Self managed funding can also play a key role in obtaining a quality of life. By being able to manage one’s own affairs, exercising as much authority over the service that they receive as they possibly can, an individual’s personal care system will reflect the needs and interests of that individual.
The emphasis has to be that the person using the system makes decisions regarding assistance with bathing, meals, education, transport, employment, housing modifications, equipment (walking sticks to wheelchairs, lifters). This validates the person’s autonomy, dignity and self worth as a valued member of society.
PDCSA is encouraged by the individualised self managed funding packages being trialled by various state governments and view them in a positive light but emphasise that it should be by choice of the individual. There would be many who would rather choose (as well as those incapable of choosing) to be managed by a separate approved agency and have any funding allocated for them.

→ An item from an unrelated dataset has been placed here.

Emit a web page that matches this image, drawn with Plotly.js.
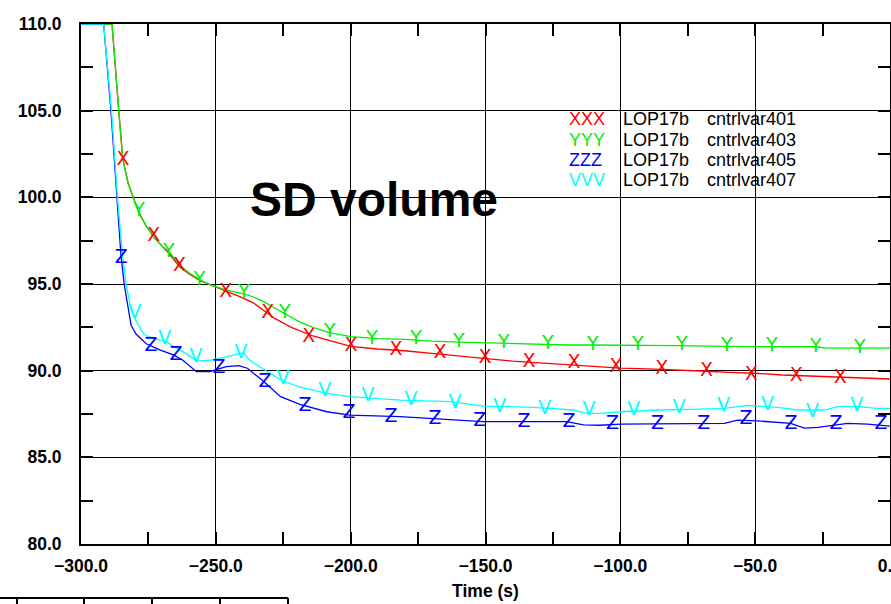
<!DOCTYPE html>
<html>
<head>
<meta charset="utf-8">
<script src="https://cdn.plot.ly/plotly-3.0.1.min.js"></script>
<style>html,body{margin:0;padding:0;background:#fff;}#chart{width:891px;height:604px;}</style>
</head>
<body>
<div id="chart"></div>
<script>
// ---- data ----
const redT = [-300, -288.5, -286, -284.5, -282.5, -280.7, -278.5, -276, -273, -270, -267, -263.5, -260, -256, -252, -246, -240, -236, -232.5, -228, -222, -218.8, -214, -208, -200, -190, -180, -170, -160, -150, -140, -130, -120, -110, -100, -90, -80, -70, -60, -50, -40, -30, -20, -10, 0];
const redV = [110, 110, 105, 102.2, 100.8, 100, 99.1, 98.4, 97.7, 97.2, 96.7, 96.0, 95.6, 95.2, 94.95, 94.6, 94.2, 93.9, 93.5, 93.0, 92.5, 92.3, 92.0, 91.75, 91.4, 91.25, 91.15, 91.0, 90.85, 90.7, 90.55, 90.45, 90.35, 90.25, 90.15, 90.1, 90.05, 89.98, 89.9, 89.85, 89.75, 89.7, 89.62, 89.57, 89.52];

const greenT = [-300, -288.5, -286, -284.5, -282.5, -280.7, -278.5, -276, -273, -270, -267, -263.5, -260, -256, -252, -246, -240, -236, -232.5, -228, -222, -218.8, -214, -208, -200, -190, -180, -170, -160, -150, -140, -130, -120, -110, -100, -80, -60, -40, -27, -24, -10, 0];
const greenV = [110, 110, 105, 102.2, 100.8, 100, 99.1, 98.4, 97.7, 97.2, 96.8, 96.1, 95.65, 95.25, 94.95, 94.65, 94.45, 94.25, 94.0, 93.6, 93.1, 92.8, 92.5, 92.2, 91.96, 91.85, 91.8, 91.7, 91.65, 91.6, 91.55, 91.5, 91.48, 91.48, 91.48, 91.45, 91.4, 91.38, 91.38, 91.3, 91.3, 91.3];

const blueT = [-300, -291.6, -288.9, -286.8, -285.2, -284, -282.6, -281.4, -279.5, -275.8, -270.8, -265.5, -262.2, -259.7, -257.2, -252.3, -248.2, -246.1, -241.5, -238.3, -233.7, -232.1, -226, -218.8, -208.9, -200.3, -181.7, -169.4, -150.8, -119.9, -113.7, -107.6, -99.8, -61.4, -56.6, -49.1, -36.8, -31.8, -26.8, -15.7, -8.3, 0];
const blueV = [110, 110, 105, 100, 96.7, 95, 93.7, 92.6, 92.1, 91.55, 91.2, 90.9, 90.6, 90.25, 89.94, 89.94, 90.14, 90.23, 90.29, 90.14, 89.56, 89.36, 88.5, 88.05, 87.63, 87.44, 87.35, 87.25, 87.06, 87.06, 86.87, 86.85, 86.92, 86.96, 87.15, 87.1, 86.96, 86.69, 86.73, 86.96, 86.92, 86.8];

const cyanT = [-300, -291.6, -288.7, -286.5, -284.8, -283.3, -281.5, -280, -277, -275.6, -270.8, -268.3, -265.8, -262.2, -258.5, -256.9, -252.3, -250.7, -246.1, -241.1, -239.6, -237.4, -232.3, -226, -218.8, -208.9, -200.3, -181.7, -163.2, -150.8, -132.3, -117.5, -112.5, -107.6, -99.8, -86.2, -73.9, -61.4, -52.8, -41.6, -34.2, -24.4, -19.4, -12, -4.6, 0];
const cyanV = [110, 110, 105, 100, 97, 95, 93.55, 93.0, 92.15, 92.0, 91.77, 91.67, 91.4, 91.1, 90.71, 90.55, 90.6, 90.65, 90.8, 91.0, 91.0, 90.6, 90.1, 89.46, 89.05, 88.69, 88.5, 88.3, 88.21, 87.96, 87.88, 87.73, 87.54, 87.54, 87.63, 87.73, 87.77, 87.83, 88.0, 87.88, 87.73, 87.73, 87.92, 87.92, 87.83, 87.83];

// letter markers
const redMarkT = [-284.4, -273, -263.5, -246.3, -230.7, -215.5, -199.9, -183.2, -166.9, -150.2, -133.9, -117.2, -101.6, -84.6, -68.0, -51.4, -34.8, -18.4];
const redMarkV = [102.15, 97.73, 96.0, 94.5, 93.3, 91.9, 91.4, 91.2, 91.0, 90.7, 90.5, 90.4, 90.17, 90.08, 89.98, 89.75, 89.7, 89.56];
const greenMarkT = [-278.5, -267.4, -256, -239.5, -224.4, -207.7, -192.1, -175.8, -159.9, -143.2, -126.9, -110.2, -93.5, -77.2, -60.5, -43.8, -27.5, -11.2];
const greenMarkV = [99.17, 96.86, 95.23, 94.46, 93.3, 92.2, 91.8, 91.8, 91.65, 91.6, 91.5, 91.45, 91.45, 91.45, 91.4, 91.4, 91.38, 91.3];
const blueMarkT = [-285.1, -274.0, -264.8, -248.8, -231.8, -216.9, -200.6, -185, -168.7, -152.1, -135.7, -119, -102.9, -86.2, -69.1, -53.4, -36.7, -20.0, -3.3];
const blueMarkV = [96.5, 91.4, 90.9, 90.15, 89.35, 87.96, 87.56, 87.3, 87.2, 87.1, 87.0, 87.0, 86.92, 86.92, 86.92, 87.2, 86.92, 86.92, 86.92];
const cyanMarkT = [-280.1, -268.9, -257.4, -240.7, -225.1, -209.6, -193.6, -177.6, -161.3, -144.7, -128, -111.6, -95, -78.2, -61.7, -45.4, -28.7, -12.3];
const cyanMarkV = [93.3, 91.8, 90.8, 91.0, 89.5, 88.8, 88.5, 88.3, 88.1, 87.9, 87.8, 87.7, 87.73, 87.83, 87.92, 88.0, 87.63, 87.96];

const seriesColors = ['#ff0000', '#00ee00', '#0000ff', '#00ffff'];
const seriesLetters = ['X', 'Y', 'Z', 'V'];
const legendSymbols = ['XXX', 'YYY', 'ZZZ', 'VVV'];
const legendNames = ['LOP17b', 'LOP17b', 'LOP17b', 'LOP17b'];
const legendVars = ['cntrlvar401', 'cntrlvar403', 'cntrlvar405', 'cntrlvar407'];
const chartTitle = 'SD volume';
const xTitle = 'Time (s)';

// ---- build ----
const lines = [[redT, redV], [greenT, greenV], [blueT, blueV], [cyanT, cyanV]];
const marks = [[redMarkT, redMarkV], [greenMarkT, greenMarkV], [blueMarkT, blueMarkV], [cyanMarkT, cyanMarkV]];
const traces = [];
lines.forEach((l, i) => {
  traces.push({x: l[0], y: l[1], mode: 'lines', type: 'scatter', showlegend: false,
    line: {color: seriesColors[i], width: 1.3}, hoverinfo: 'skip'});
});
marks.forEach((m, i) => {
  traces.push({x: m[0], y: m[1], mode: 'text', type: 'scatter', showlegend: false,
    text: m[0].map(() => seriesLetters[i]), textposition: 'middle center',
    textfont: {family: 'DejaVu Sans, sans-serif', size: 19, color: seriesColors[i]},
    cliponaxis: false, hoverinfo: 'skip'});
});

const plotL = 81, plotR = 890, plotT = 24, plotB = 544;
const W = plotR - plotL, H = plotB - plotT;
const px = v => (v - plotL) / W;
const py = v => (plotB - v) / H;

const annotations = [];
const rowY = [119, 139.5, 160, 180];
legendSymbols.forEach((s, i) => {
  annotations.push({xref: 'paper', yref: 'paper', x: px(567), y: py(rowY[i]), xanchor: 'left', yanchor: 'middle',
    text: s, showarrow: false, font: {family: 'Liberation Sans, Arial, sans-serif', size: 18, color: seriesColors[i]}});
  annotations.push({xref: 'paper', yref: 'paper', x: px(621), y: py(rowY[i]), xanchor: 'left', yanchor: 'middle',
    text: legendNames[i], showarrow: false, font: {family: 'Liberation Sans, Arial, sans-serif', size: 18, color: '#000'}});
  annotations.push({xref: 'paper', yref: 'paper', x: px(705), y: py(rowY[i]), xanchor: 'left', yanchor: 'middle',
    text: legendVars[i], showarrow: false, font: {family: 'Liberation Sans, Arial, sans-serif', size: 18, color: '#000'}});
});
annotations.push({xref: 'paper', yref: 'paper', x: px(248), y: py(199), xanchor: 'left', yanchor: 'middle',
  text: chartTitle, showarrow: false, font: {family: 'Liberation Sans, Arial, sans-serif', size: 48, weight: 'bold', color: '#000'}});

// fragment of a neighbouring table at the bottom-left of the slide
const shapes = [{type: 'line', xref: 'paper', yref: 'paper', x0: px(0), x1: px(288), y0: py(598), y1: py(598), line: {color: '#000', width: 2}}];
[17, 84, 152, 220, 288].forEach(v => shapes.push({type: 'line', xref: 'paper', yref: 'paper', x0: px(v), x1: px(v), y0: py(598), y1: py(606), line: {color: '#000', width: 2}}));

const tickFont = {family: 'Liberation Sans, Arial, sans-serif', size: 17.5, weight: 'bold', color: '#000'};
const axisCommon = {
  showgrid: true, gridcolor: '#000', gridwidth: 1,
  showline: true, linecolor: '#000', linewidth: 2, mirror: 'allticks',
  ticks: 'inside', ticklen: 12, tickwidth: 2, tickcolor: '#000',
  zeroline: false, tickformat: '.1f', tickfont: tickFont, ticklabeloverflow: 'allow',
};

const layout = {
  width: 891, height: 604,
  margin: {l: plotL, r: 891 - plotR, t: plotT, b: 604 - plotB},
  paper_bgcolor: '#ffffff', plot_bgcolor: '#ffffff',
  showlegend: false,
  xaxis: Object.assign({}, axisCommon, {
    range: [-300, 0], dtick: 50, tick0: 0, ticklabelstandoff: 5,
    minor: {dtick: 25, ticks: 'inside', ticklen: 12, tickwidth: 2, tickcolor: '#000', showgrid: false},
    title: {text: xTitle, font: {family: 'Liberation Sans, Arial, sans-serif', size: 17.5, weight: 'bold', color: '#000'}, standoff: 10}
  }),
  yaxis: Object.assign({}, axisCommon, {
    range: [80, 110], dtick: 5, tick0: 0, ticklabelstandoff: 14,
    minor: {dtick: 2.5, ticks: 'inside', ticklen: 12, tickwidth: 2, tickcolor: '#000', showgrid: false}
  }),
  annotations: annotations,
  shapes: shapes,
};

Plotly.newPlot('chart', traces, layout, {staticPlot: true, displayModeBar: false});
</script>
</body>
</html>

Individual people with disabilities wish to have a reasonable level of choice about their recreational, work and lifestyle preferences. To achieve this there needs to be an intentional and deliberate building of the capacity of communities to include and encourage people with disabilities as willing participants in an inclusive society.
There is a civic responsibility to voice the belief that people with disabilities belong at the heart of things, not on the edges. We can all make demands of our local communities and challenge the historical way of doing things. We can spark a thought process, a catalyst of change for all people. People in general need support to think their way through some of these issues. Community groups and local councils are good examples of where these challenges can be met.
For example, a community group could be helped to ask, “What can we do to make sure that a person has a positive experience while participating with us”. The centres could be assisted in integrating into their strategic planning an increased awareness that disability issues cover a broad spectrum. More often than not a person with disability may be dealing with several issues such as physical, intellectual and social challenges on a daily basis, requiring acknowledgement if there is to be a positive outcome for all.
Peer mentoring is an effective strategy to empower people with disabilities and to support social inclusion. This requires funding and here, education is the key.
The responsibility of government is to implement such changes, to provide leadership in raising these issues in society and provide assistance so people can think through the issues. This can only happen by including people with disabilities in consultation, using all necessary means of support. But just as important are the co-operation and the assistance of society by being open and welcoming to all.
The time has come for the Government of Australia to take on the challenge of introducing the proposed NDIS which would ultimately benefit all Australians with a disability regardless of how their disability was acquired.
PDSCA joins with the commission in blazing the trail for an inclusive, just society. It is imperative we do this, because all people belong at the heart of things, not on the edges.